The silver industrial users have yet to initiate any type of buying protection program, either with paper contracts or with the actual metal. But, the users are run by people who are human. When they can’t get timely delivery of actual silver, like what has occurred to investors for the past months, they will do what I did in North Carolina; they will top off, and keep topping off. Only they won’t be limited by a 15-gallon gas tank. Because of the physical nature of silver and its ease of storage, the users will be able to buy as much silver as they care to, price permitting. They will buy more silver than they need because they will fear not being able to get it, once the delays in shipments start. This will set off a chain reaction, exacerbating the shortage and causing more silver users to do the same thing. This chain reaction will set off a price spiral that will shock the world.

SILVER PRODUCTS

It appears the entire world is on an inflationary binge. Other countries are following our example. Japan has even adopted our stimulus package. They are passing out billions to their citizenry. We’ll soon be printing up a few hundred billion to send to everyone in the U.S.

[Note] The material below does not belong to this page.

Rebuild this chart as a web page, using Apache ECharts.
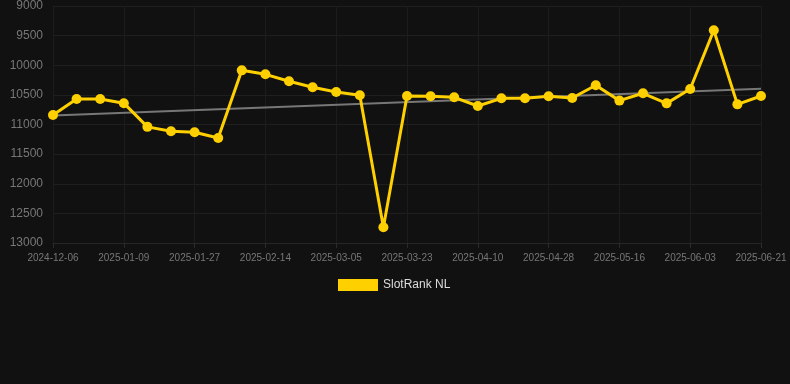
<!DOCTYPE html>
<html>
<head>
<meta charset="utf-8">
<script src="https://cdn.jsdelivr.net/npm/echarts@6/dist/echarts.min.js"></script>
<style>
html,body{margin:0;padding:0;background:#111111;}
#chart{width:790px;height:384px;}
</style>
</head>
<body>
<div id="chart"></div>
<script>
const dates = [
  "2024-12-06","2024-12-22","2025-01-03","2025-01-09","2025-01-15","2025-01-21",
  "2025-01-27","2025-02-02","2025-02-08","2025-02-14","2025-02-20","2025-02-26",
  "2025-03-05","2025-03-11","2025-03-17","2025-03-23","2025-03-29","2025-04-04",
  "2025-04-10","2025-04-16","2025-04-22","2025-04-28","2025-05-04","2025-05-10",
  "2025-05-16","2025-05-22","2025-05-28","2025-06-03","2025-06-09","2025-06-15",
  "2025-06-21"
];
const rankValues = [
  10840, 10570, 10570, 10640, 11040, 11115, 11132, 11228, 10086, 10153, 10271,
  10372, 10451, 10507, 12735, 10519, 10524, 10541, 10688, 10558, 10558, 10524,
  10553, 10338, 10597, 10473, 10643, 10401, 9410, 10660, 10519
];
const trendStart = 10850;
const trendEnd = 10395;
const yTicks = { min: 9000, max: 13000, interval: 500 };

const trendData = dates.map((d, i) => i === 0 ? trendStart : (i === dates.length - 1 ? trendEnd : null));

const chart = echarts.init(document.getElementById('chart'), null, { renderer: 'canvas' });
chart.setOption({
  backgroundColor: '#111111',
  animation: false,
  grid: { left: 53, right: 29, top: 6, bottom: 141, containLabel: false },
  legend: {
    data: [{ name: 'SlotRank NL' }],
    top: 274,
    left: 333,
    itemWidth: 40,
    itemHeight: 12,
    itemGap: 10,
    icon: 'rect',
    textStyle: { color: '#dddddd', fontSize: 12, fontFamily: 'Liberation Sans, Arial, sans-serif' }
  },
  xAxis: {
    type: 'category',
    data: dates,
    boundaryGap: false,
    axisLine: { show: true, lineStyle: { color: '#262626' } },
    axisTick: { show: true, interval: 2, alignWithLabel: true, lineStyle: { color: '#2a2a2a' } },
    axisLabel: { interval: 2, color: '#777777', fontSize: 10, margin: 10, fontFamily: 'Liberation Sans, Arial, sans-serif' },
    splitLine: { show: true, interval: 2, lineStyle: { color: '#1c1c1c' } }
  },
  yAxis: {
    type: 'value',
    inverse: true,
    min: yTicks.min,
    max: yTicks.max,
    interval: yTicks.interval,
    axisLine: { show: false },
    axisTick: { show: false },
    axisLabel: {
      color: '#777777', fontSize: 12, margin: 10,
      fontFamily: 'Liberation Sans, Arial, sans-serif',
      formatter: v => String(v)
    },
    splitLine: { show: true, lineStyle: { color: '#1f1f1f' } }
  },
  series: [
    {
      name: 'Trend',
      type: 'line',
      data: trendData,
      connectNulls: true,
      showSymbol: false,
      symbol: 'none',
      lineStyle: { color: '#777777', width: 2 },
      z: 1,
      silent: true
    },
    {
      name: 'SlotRank NL',
      type: 'line',
      data: rankValues,
      symbol: 'circle',
      symbolSize: 10,
      itemStyle: { color: '#FFD000' },
      lineStyle: { color: '#FFD000', width: 3 },
      z: 2
    }
  ]
});
</script>
</body>
</html>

The world is awash in dollars. Right now, everyone seems to want them. However, the U.S. monetary authorities are certain to overplay their hand and ladle out too much new money. Then the dollar will drop again and prices go up.

The likelihood of hyperinflation brings into focus some nasty possibilities. First would be price controls. Next would be currency controls. Demand for gold and silver would certainly escalate. If things get bad enough, the acquisition of precious metals could be forbidden. The dollar will likely be on its last legs when that happens. Get your fair share of silver and gold before any kind of controls are enacted.

We get dribbles of silver Eagles and gold coins. It’s day to day on these products. We could sell a million silver Eagles if we could get them. We need thousands of gold coins and can’t get more than a few at a time. If you want gold, call our brokers and get on the waiting list.

We have bags of 90% U.S. silver coins available. Also, we have 1,000-ounce silver bars stored at HSBC, one of the world’s largest and safest banks. This storage is separate from them and is in your name. The storage agreement has the serial number of your bar on it. Call us now at 1-800-328-1860 and order silver.

Sincerely,

JCsignature

James R. Cook

President

P.S. In looking over past essays, I came across this:

No country ever edged further out on a financial limb than the U.S. The gargantuan debt, the leveraging, the trade and budget deficits, don’t represent some new sort of progress or advanced economic strategy. They are as old as man, and whenever they have been practiced so wantonly, an enormous price has been paid.

The author, Henry Hazlitt, summed it up nicely. "There are men regarded today as brilliant economists, who deprecate saving and recommend squandering on a national scale as the way of economic salvation; and when anyone points to what the consequences of these policies will be in the long run, they reply flippantly, as might the prodigal son of a warning father: ‘In the long run we are all dead.’ And such shallow wisecracks pass as devastating epigrams and ripest wisdom.

"But the tragedy is that, on the contrary, we are already suffering the long-run consequences of the policies of the remote or recent past. Today is already the tomorrow which the bad economist yesterday urged us to ignore. The long-run consequences of some economic policies may become evident in a few months. Others may not become evident for several years. Still others may not become evident for decades. But in every case those long-run consequences are contained in the policy as surely as the hen was in the egg, the flower in the seed."